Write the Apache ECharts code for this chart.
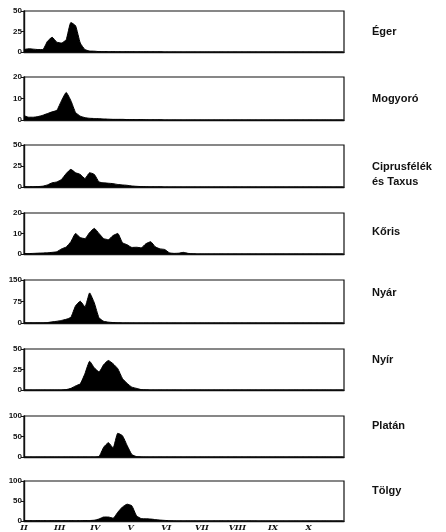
════════════════
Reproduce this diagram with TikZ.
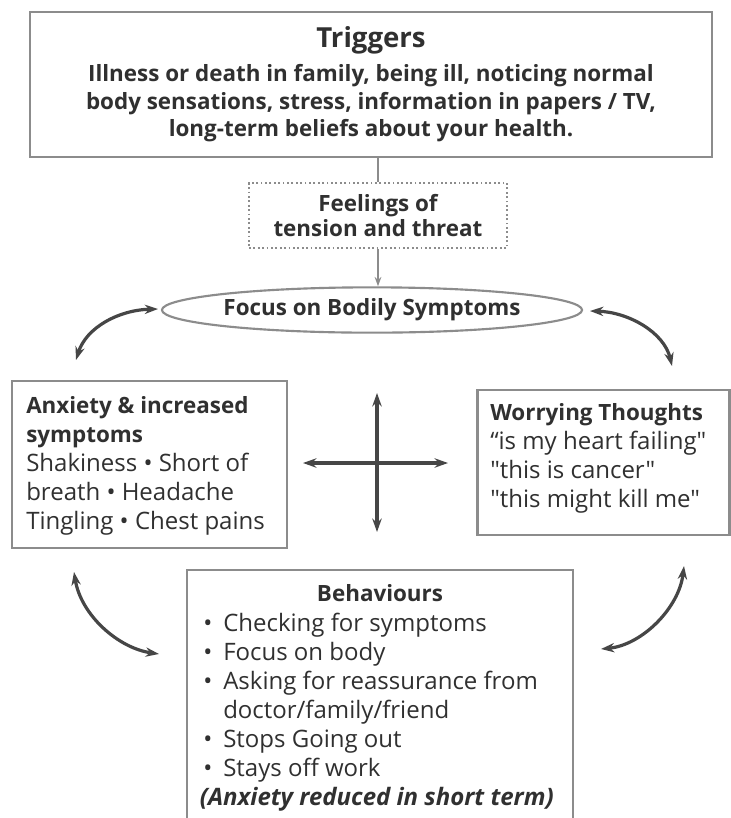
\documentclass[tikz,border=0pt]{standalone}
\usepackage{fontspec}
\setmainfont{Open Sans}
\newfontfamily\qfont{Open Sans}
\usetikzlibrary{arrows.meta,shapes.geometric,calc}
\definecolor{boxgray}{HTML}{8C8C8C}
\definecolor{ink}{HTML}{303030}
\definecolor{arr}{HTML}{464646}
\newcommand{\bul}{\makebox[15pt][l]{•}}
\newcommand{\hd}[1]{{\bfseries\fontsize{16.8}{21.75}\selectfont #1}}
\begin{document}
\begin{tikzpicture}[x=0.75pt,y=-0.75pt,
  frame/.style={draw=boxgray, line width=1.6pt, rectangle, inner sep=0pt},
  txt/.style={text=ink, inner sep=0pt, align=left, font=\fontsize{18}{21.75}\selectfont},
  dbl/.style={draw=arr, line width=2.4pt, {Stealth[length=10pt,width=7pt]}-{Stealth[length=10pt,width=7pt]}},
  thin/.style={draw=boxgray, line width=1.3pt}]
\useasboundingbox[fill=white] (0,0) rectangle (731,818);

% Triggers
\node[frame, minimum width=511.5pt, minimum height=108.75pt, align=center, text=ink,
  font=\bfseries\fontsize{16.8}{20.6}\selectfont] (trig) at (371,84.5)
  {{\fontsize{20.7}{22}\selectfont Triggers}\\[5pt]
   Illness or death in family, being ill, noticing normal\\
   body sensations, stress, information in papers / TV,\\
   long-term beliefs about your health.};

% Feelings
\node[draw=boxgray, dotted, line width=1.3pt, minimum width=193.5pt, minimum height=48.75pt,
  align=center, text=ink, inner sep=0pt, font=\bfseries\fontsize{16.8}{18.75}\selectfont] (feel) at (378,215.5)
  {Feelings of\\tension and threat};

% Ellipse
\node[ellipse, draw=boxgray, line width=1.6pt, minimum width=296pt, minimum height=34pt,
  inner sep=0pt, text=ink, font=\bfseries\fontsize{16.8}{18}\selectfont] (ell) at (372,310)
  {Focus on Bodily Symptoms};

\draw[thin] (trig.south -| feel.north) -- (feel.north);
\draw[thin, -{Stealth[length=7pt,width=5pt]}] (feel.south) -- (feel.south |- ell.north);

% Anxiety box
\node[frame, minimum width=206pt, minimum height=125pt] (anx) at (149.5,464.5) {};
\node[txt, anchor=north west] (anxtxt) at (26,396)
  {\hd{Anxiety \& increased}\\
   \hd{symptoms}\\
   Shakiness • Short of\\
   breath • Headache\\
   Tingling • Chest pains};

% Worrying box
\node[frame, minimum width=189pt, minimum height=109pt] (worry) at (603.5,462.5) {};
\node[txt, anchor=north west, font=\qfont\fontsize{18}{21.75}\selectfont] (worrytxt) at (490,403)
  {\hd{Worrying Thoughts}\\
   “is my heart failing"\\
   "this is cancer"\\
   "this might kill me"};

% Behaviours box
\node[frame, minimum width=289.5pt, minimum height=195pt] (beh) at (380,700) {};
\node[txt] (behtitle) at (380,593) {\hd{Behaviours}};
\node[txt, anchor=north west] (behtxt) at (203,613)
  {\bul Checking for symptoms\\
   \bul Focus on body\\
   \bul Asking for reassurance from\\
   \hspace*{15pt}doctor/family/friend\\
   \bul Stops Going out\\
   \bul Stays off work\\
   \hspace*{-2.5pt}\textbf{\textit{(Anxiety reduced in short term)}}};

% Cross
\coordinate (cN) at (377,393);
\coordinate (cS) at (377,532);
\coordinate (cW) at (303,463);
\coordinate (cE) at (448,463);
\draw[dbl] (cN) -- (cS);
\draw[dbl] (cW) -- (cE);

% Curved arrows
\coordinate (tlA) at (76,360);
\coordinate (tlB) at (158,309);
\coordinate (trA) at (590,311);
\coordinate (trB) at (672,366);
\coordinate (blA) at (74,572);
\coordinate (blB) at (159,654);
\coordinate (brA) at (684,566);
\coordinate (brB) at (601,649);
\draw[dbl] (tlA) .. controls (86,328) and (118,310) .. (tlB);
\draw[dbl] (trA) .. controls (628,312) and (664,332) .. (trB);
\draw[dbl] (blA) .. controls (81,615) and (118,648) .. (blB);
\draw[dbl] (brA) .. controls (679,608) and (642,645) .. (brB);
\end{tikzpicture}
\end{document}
════════════════
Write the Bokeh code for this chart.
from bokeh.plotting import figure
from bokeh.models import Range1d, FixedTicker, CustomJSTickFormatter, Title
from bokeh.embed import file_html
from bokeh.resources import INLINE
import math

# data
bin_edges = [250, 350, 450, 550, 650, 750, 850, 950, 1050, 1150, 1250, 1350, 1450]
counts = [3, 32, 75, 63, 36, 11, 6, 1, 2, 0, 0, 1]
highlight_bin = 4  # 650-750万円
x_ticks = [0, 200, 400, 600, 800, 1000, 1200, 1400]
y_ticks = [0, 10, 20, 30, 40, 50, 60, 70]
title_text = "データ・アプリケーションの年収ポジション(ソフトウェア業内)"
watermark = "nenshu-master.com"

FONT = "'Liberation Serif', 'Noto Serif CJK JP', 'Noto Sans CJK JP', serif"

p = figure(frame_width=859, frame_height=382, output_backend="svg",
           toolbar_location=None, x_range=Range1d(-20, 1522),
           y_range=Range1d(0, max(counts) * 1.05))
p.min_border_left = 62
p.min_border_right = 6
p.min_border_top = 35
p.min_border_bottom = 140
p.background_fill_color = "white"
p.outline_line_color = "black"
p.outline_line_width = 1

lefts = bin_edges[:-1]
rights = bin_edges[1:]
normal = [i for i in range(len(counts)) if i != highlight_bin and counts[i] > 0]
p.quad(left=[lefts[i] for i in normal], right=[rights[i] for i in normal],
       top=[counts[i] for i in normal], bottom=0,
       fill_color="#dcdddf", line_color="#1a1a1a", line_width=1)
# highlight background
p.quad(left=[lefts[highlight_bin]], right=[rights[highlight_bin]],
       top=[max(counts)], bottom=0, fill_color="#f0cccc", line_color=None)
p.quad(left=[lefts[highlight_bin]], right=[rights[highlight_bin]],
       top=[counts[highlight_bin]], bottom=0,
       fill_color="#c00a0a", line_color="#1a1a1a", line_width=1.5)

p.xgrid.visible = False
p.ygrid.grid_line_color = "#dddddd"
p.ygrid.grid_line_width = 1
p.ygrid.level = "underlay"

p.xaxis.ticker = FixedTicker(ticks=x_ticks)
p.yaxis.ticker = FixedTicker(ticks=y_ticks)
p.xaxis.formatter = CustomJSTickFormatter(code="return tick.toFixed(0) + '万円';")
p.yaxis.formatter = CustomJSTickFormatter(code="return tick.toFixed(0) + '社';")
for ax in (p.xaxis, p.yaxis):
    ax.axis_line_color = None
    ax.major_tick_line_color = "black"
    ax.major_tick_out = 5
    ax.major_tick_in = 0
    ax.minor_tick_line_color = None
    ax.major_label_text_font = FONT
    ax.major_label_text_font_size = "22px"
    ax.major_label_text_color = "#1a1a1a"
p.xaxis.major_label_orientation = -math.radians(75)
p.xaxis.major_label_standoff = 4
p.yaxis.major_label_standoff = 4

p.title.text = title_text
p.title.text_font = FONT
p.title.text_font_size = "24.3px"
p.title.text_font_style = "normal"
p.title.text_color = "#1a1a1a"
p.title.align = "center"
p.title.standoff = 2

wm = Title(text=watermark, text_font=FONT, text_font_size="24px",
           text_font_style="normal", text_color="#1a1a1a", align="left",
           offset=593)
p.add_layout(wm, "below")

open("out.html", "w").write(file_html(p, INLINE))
════════════════
(Problem requirements) Give back the exact lines above, running from the one that has "Reproduce this diagram with TikZ." through the one that has "long-term beliefs about", with nothing added and no pictures.

(Task answer)
Reproduce this diagram with TikZ.
\documentclass[tikz,border=0pt]{standalone}
\usepackage{fontspec}
\setmainfont{Open Sans}
\newfontfamily\qfont{Open Sans}
\usetikzlibrary{arrows.meta,shapes.geometric,calc}
\definecolor{boxgray}{HTML}{8C8C8C}
\definecolor{ink}{HTML}{303030}
\definecolor{arr}{HTML}{464646}
\newcommand{\bul}{\makebox[15pt][l]{•}}
\newcommand{\hd}[1]{{\bfseries\fontsize{16.8}{21.75}\selectfont #1}}
\begin{document}
\begin{tikzpicture}[x=0.75pt,y=-0.75pt,
  frame/.style={draw=boxgray, line width=1.6pt, rectangle, inner sep=0pt},
  txt/.style={text=ink, inner sep=0pt, align=left, font=\fontsize{18}{21.75}\selectfont},
  dbl/.style={draw=arr, line width=2.4pt, {Stealth[length=10pt,width=7pt]}-{Stealth[length=10pt,width=7pt]}},
  thin/.style={draw=boxgray, line width=1.3pt}]
\useasboundingbox[fill=white] (0,0) rectangle (731,818);

% Triggers
\node[frame, minimum width=511.5pt, minimum height=108.75pt, align=center, text=ink,
  font=\bfseries\fontsize{16.8}{20.6}\selectfont] (trig) at (371,84.5)
  {{\fontsize{20.7}{22}\selectfont Triggers}\\[5pt]
   Illness or death in family, being ill, noticing normal\\
   body sensations, stress, information in papers / TV,\\
   long-term beliefs about your health.};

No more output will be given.